From the first line of the data below through the line holding "Chart.register(...registerables);", output each line exactly and leave the pictures out.

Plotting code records
###

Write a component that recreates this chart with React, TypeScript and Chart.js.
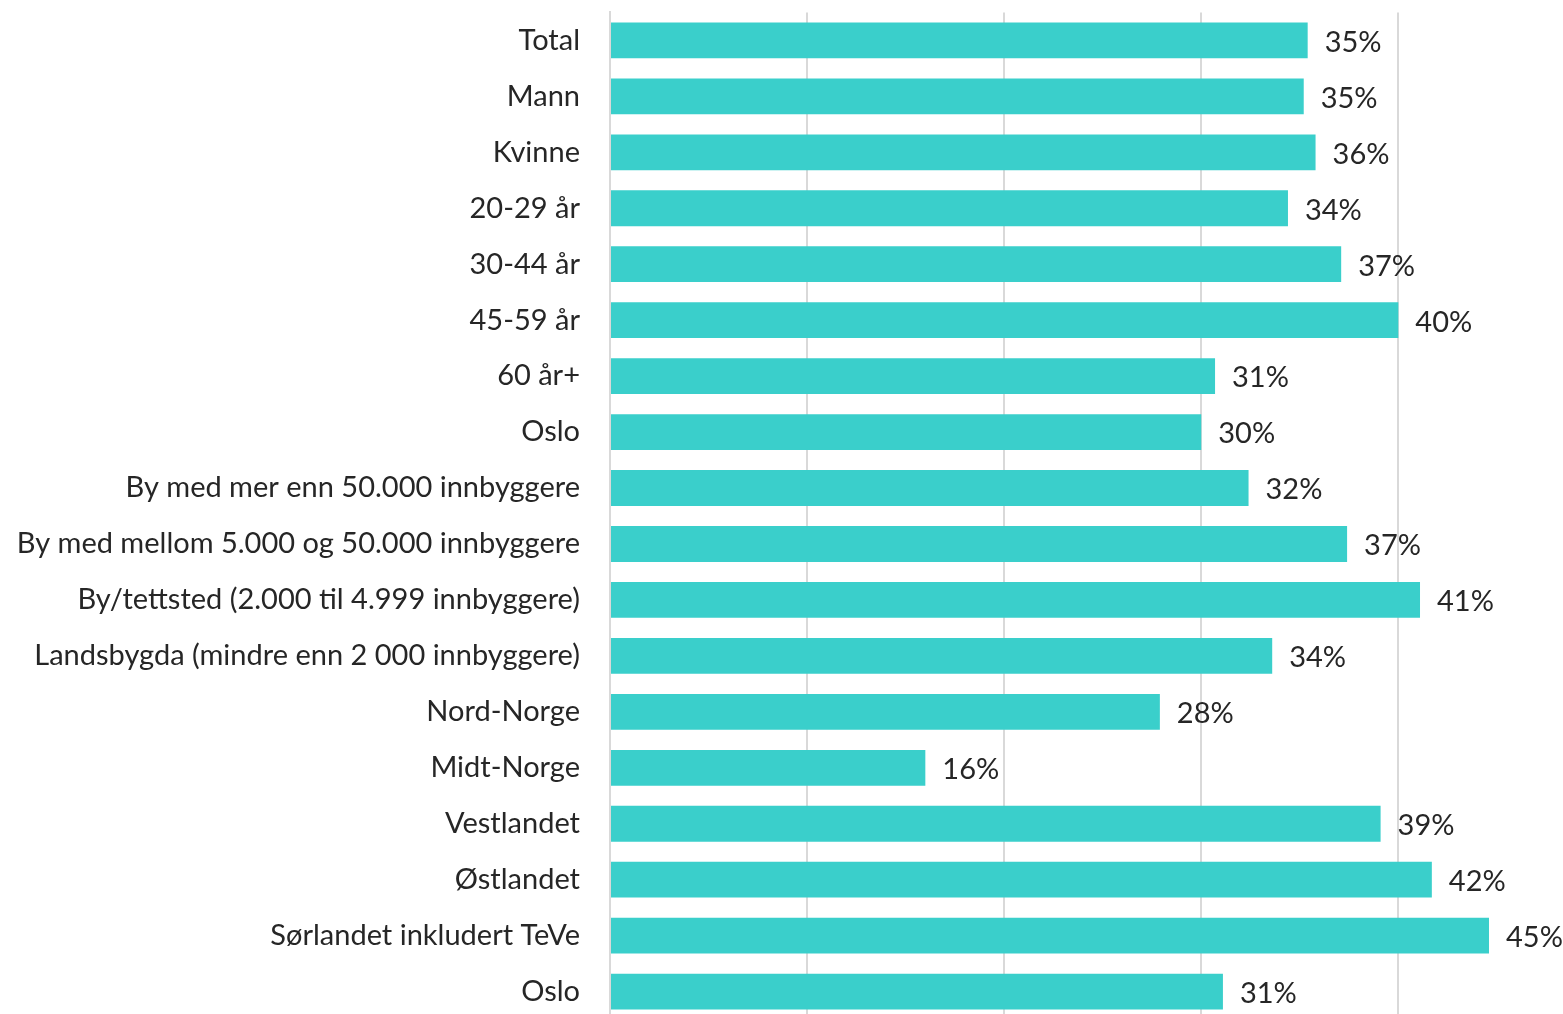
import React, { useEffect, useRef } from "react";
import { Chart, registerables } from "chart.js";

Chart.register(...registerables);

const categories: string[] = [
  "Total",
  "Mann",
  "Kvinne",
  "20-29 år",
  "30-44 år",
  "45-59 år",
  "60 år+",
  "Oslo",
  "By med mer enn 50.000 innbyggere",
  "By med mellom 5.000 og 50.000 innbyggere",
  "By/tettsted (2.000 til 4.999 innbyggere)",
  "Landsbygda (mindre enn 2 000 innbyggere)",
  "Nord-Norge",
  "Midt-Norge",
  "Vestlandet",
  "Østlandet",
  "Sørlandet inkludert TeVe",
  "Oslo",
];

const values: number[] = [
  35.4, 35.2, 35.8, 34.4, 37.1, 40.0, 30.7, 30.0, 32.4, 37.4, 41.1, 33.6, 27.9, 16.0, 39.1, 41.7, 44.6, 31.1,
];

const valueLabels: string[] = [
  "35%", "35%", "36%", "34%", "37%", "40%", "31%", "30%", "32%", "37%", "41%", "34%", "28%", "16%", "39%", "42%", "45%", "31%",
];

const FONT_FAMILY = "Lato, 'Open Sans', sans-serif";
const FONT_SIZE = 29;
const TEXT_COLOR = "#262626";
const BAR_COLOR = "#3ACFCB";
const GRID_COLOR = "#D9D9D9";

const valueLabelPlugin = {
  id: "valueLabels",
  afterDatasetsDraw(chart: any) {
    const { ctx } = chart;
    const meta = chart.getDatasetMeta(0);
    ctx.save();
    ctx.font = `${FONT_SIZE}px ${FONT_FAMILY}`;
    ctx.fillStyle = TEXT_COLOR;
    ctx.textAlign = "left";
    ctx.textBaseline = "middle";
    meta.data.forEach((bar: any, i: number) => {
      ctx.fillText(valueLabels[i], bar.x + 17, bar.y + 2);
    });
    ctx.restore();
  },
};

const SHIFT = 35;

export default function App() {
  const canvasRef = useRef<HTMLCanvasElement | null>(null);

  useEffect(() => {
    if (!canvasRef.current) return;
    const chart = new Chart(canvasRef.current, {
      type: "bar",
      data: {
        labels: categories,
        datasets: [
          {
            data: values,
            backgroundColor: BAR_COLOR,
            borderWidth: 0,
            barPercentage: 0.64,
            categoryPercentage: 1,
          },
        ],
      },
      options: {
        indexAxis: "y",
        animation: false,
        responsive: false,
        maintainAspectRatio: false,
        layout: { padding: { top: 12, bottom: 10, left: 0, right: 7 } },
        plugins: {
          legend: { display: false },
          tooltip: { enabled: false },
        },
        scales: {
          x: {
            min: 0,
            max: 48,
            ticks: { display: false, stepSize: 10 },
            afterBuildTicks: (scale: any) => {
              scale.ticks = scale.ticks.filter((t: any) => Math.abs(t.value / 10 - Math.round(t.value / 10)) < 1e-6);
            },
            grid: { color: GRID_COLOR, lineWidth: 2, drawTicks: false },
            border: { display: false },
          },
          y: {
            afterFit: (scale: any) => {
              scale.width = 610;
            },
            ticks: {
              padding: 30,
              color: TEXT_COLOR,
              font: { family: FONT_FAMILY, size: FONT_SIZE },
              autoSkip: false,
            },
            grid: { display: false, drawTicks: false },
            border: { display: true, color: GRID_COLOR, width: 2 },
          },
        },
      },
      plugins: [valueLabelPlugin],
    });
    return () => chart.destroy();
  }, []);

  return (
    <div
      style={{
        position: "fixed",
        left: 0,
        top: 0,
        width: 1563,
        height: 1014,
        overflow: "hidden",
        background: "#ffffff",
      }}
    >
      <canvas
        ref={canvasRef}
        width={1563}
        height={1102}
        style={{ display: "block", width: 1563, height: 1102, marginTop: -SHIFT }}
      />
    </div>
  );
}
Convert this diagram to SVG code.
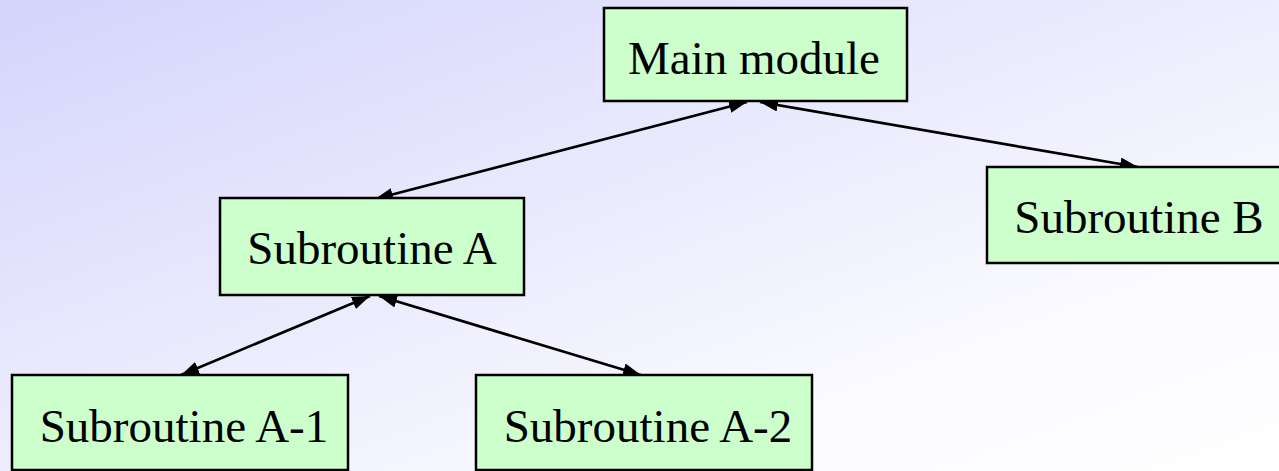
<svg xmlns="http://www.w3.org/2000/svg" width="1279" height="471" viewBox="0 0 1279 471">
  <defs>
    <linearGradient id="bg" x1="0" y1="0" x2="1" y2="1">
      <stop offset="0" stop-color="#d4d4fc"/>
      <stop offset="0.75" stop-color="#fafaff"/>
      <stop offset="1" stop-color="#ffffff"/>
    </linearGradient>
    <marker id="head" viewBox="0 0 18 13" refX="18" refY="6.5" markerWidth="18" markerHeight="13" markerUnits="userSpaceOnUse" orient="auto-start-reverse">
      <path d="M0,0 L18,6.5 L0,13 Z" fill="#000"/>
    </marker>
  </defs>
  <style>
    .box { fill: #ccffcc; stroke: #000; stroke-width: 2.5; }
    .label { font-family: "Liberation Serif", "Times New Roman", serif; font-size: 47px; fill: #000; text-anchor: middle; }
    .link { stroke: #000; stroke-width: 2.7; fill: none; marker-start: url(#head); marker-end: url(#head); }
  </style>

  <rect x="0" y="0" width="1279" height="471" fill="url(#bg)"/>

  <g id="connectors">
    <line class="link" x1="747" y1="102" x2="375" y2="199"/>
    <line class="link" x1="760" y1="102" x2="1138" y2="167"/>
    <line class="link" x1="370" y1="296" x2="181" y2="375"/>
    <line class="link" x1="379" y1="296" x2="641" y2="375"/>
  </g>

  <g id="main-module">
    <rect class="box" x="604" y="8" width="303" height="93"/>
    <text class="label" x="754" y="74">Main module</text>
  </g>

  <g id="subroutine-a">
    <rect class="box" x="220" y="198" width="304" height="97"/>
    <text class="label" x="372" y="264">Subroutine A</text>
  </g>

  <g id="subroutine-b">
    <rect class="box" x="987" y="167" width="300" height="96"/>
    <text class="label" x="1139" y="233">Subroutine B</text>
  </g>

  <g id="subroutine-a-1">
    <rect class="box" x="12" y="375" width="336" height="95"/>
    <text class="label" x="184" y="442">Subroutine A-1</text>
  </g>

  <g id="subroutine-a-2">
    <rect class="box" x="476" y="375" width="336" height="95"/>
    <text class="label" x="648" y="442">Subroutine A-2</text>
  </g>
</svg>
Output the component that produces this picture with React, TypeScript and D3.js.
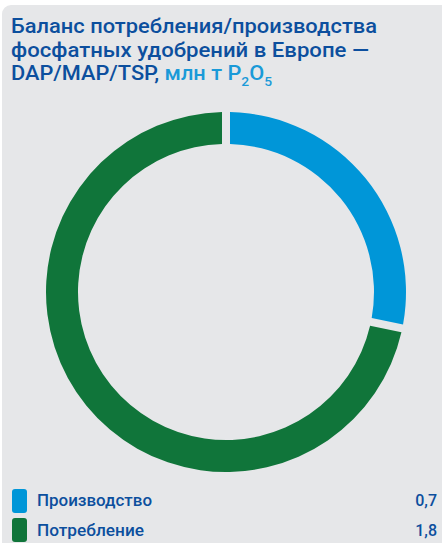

###

Correct result —
Write a component that recreates this chart with React, TypeScript and Chart.js.
import React, { useEffect, useRef } from "react";
import { Chart, registerables } from "chart.js";

Chart.register(...registerables);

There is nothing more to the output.